**** MATERIAL FOR THIS TASK ****

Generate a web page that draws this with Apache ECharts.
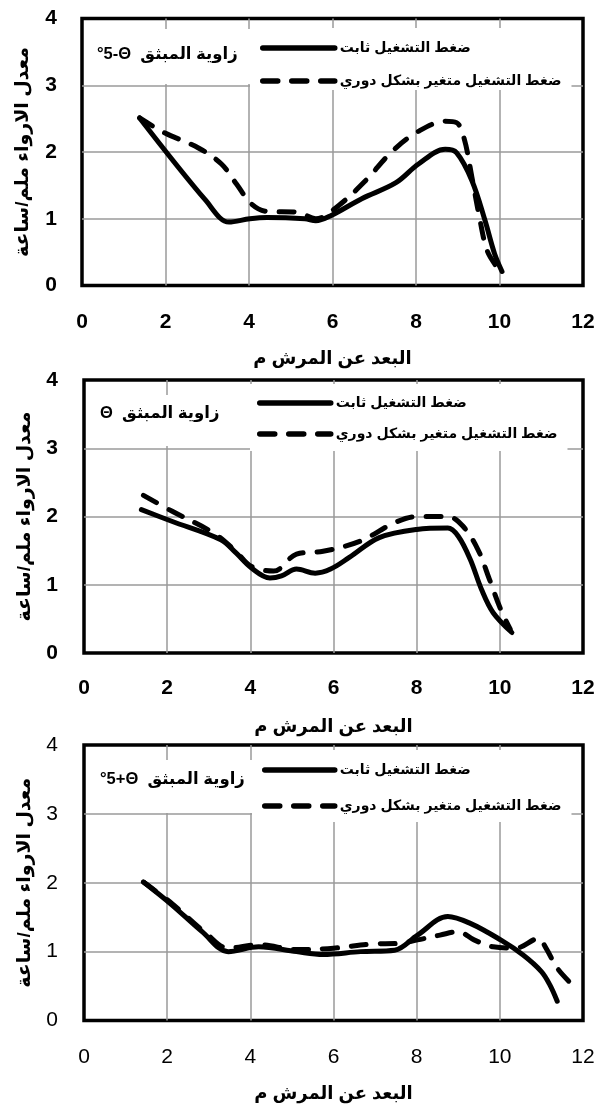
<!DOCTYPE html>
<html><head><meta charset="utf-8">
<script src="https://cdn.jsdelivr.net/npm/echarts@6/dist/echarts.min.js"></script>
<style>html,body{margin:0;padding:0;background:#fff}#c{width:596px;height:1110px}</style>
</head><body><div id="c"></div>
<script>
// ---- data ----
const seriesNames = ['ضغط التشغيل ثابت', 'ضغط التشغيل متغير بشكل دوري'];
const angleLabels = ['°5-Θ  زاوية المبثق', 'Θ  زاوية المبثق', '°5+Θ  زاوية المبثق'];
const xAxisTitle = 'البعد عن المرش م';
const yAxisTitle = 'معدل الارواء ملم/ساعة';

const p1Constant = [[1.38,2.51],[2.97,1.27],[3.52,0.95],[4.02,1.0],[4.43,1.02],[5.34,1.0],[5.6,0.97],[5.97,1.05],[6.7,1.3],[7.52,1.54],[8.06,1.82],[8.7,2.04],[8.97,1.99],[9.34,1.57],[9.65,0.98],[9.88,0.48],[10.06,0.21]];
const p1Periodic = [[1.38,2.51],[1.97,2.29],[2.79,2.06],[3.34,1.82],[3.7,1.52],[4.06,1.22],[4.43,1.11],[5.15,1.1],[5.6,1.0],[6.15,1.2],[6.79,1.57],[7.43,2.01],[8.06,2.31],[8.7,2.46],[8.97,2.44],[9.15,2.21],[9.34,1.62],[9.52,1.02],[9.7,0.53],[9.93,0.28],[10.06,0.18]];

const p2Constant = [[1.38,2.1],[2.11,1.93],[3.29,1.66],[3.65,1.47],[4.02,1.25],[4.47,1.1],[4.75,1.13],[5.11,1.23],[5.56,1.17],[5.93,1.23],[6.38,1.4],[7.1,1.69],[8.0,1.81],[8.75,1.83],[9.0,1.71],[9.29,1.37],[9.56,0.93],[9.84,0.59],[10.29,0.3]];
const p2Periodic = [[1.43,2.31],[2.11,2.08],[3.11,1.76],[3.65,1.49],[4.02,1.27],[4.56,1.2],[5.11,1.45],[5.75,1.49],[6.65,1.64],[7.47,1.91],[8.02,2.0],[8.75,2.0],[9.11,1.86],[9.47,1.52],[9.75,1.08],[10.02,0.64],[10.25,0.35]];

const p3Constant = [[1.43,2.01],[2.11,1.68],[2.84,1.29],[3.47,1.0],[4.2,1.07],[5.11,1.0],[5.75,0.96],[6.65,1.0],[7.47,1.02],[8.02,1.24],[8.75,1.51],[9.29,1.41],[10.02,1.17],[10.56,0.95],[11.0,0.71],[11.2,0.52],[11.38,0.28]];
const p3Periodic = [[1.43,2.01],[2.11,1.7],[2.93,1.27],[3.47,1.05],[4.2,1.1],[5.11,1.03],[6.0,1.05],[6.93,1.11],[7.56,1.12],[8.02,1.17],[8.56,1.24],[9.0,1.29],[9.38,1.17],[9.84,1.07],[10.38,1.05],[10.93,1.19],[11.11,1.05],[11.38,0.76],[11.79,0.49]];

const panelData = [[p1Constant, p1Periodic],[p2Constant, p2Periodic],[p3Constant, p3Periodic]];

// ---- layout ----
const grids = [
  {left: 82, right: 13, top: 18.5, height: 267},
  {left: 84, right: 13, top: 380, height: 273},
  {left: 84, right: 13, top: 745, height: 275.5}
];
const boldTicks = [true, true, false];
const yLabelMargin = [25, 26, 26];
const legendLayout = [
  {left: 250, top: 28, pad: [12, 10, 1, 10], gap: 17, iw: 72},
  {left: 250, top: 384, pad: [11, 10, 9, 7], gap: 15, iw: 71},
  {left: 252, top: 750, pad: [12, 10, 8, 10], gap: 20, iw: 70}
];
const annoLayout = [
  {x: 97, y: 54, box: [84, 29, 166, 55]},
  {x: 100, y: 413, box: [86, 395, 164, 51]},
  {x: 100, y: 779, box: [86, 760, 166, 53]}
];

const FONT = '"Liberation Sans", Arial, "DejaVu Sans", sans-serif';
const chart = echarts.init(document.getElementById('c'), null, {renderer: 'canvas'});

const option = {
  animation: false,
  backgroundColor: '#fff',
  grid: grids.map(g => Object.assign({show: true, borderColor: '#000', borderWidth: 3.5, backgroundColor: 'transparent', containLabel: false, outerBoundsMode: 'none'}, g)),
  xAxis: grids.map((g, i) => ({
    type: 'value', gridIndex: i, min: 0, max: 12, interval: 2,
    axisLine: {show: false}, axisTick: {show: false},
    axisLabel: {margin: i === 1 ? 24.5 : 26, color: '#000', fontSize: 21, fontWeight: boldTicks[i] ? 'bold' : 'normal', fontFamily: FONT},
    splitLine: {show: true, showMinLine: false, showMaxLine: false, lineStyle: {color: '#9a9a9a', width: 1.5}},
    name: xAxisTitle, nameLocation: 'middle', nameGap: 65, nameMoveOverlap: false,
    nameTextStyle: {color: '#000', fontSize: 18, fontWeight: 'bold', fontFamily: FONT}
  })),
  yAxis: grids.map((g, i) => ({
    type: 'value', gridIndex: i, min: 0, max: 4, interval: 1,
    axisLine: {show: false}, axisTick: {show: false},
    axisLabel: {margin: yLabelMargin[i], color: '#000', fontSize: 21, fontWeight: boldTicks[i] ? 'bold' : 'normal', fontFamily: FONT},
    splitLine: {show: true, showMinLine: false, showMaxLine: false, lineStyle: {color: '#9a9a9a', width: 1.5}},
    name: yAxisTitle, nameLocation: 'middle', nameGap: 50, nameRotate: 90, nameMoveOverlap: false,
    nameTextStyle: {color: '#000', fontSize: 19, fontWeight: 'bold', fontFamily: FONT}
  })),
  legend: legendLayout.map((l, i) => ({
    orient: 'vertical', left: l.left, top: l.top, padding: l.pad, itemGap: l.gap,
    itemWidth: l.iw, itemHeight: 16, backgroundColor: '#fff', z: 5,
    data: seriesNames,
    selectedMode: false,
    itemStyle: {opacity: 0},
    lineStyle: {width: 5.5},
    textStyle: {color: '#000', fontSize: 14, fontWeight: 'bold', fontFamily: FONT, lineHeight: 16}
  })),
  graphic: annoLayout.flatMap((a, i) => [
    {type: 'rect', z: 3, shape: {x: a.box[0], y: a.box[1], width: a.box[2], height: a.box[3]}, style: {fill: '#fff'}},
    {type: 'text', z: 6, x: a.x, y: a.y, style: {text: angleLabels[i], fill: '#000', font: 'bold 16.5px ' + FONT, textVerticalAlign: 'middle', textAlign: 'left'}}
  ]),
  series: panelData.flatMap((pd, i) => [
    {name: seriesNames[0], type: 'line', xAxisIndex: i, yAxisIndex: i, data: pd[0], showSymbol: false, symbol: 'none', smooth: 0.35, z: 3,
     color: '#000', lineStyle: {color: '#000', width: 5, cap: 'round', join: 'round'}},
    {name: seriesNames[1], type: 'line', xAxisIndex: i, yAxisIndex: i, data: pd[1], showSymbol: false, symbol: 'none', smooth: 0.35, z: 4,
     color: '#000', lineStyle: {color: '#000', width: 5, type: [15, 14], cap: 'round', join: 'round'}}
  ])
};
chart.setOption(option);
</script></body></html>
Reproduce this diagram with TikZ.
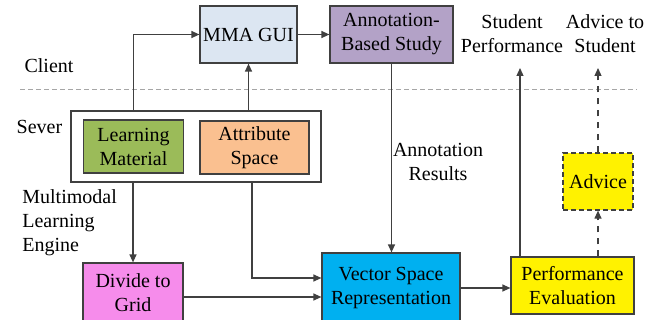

****

## PROBLEM DESCRIPTION
Looking at the records above, work out how many lines include the word "with", then give that number by itself.

## SOLUTION TO THE EXERCISE
2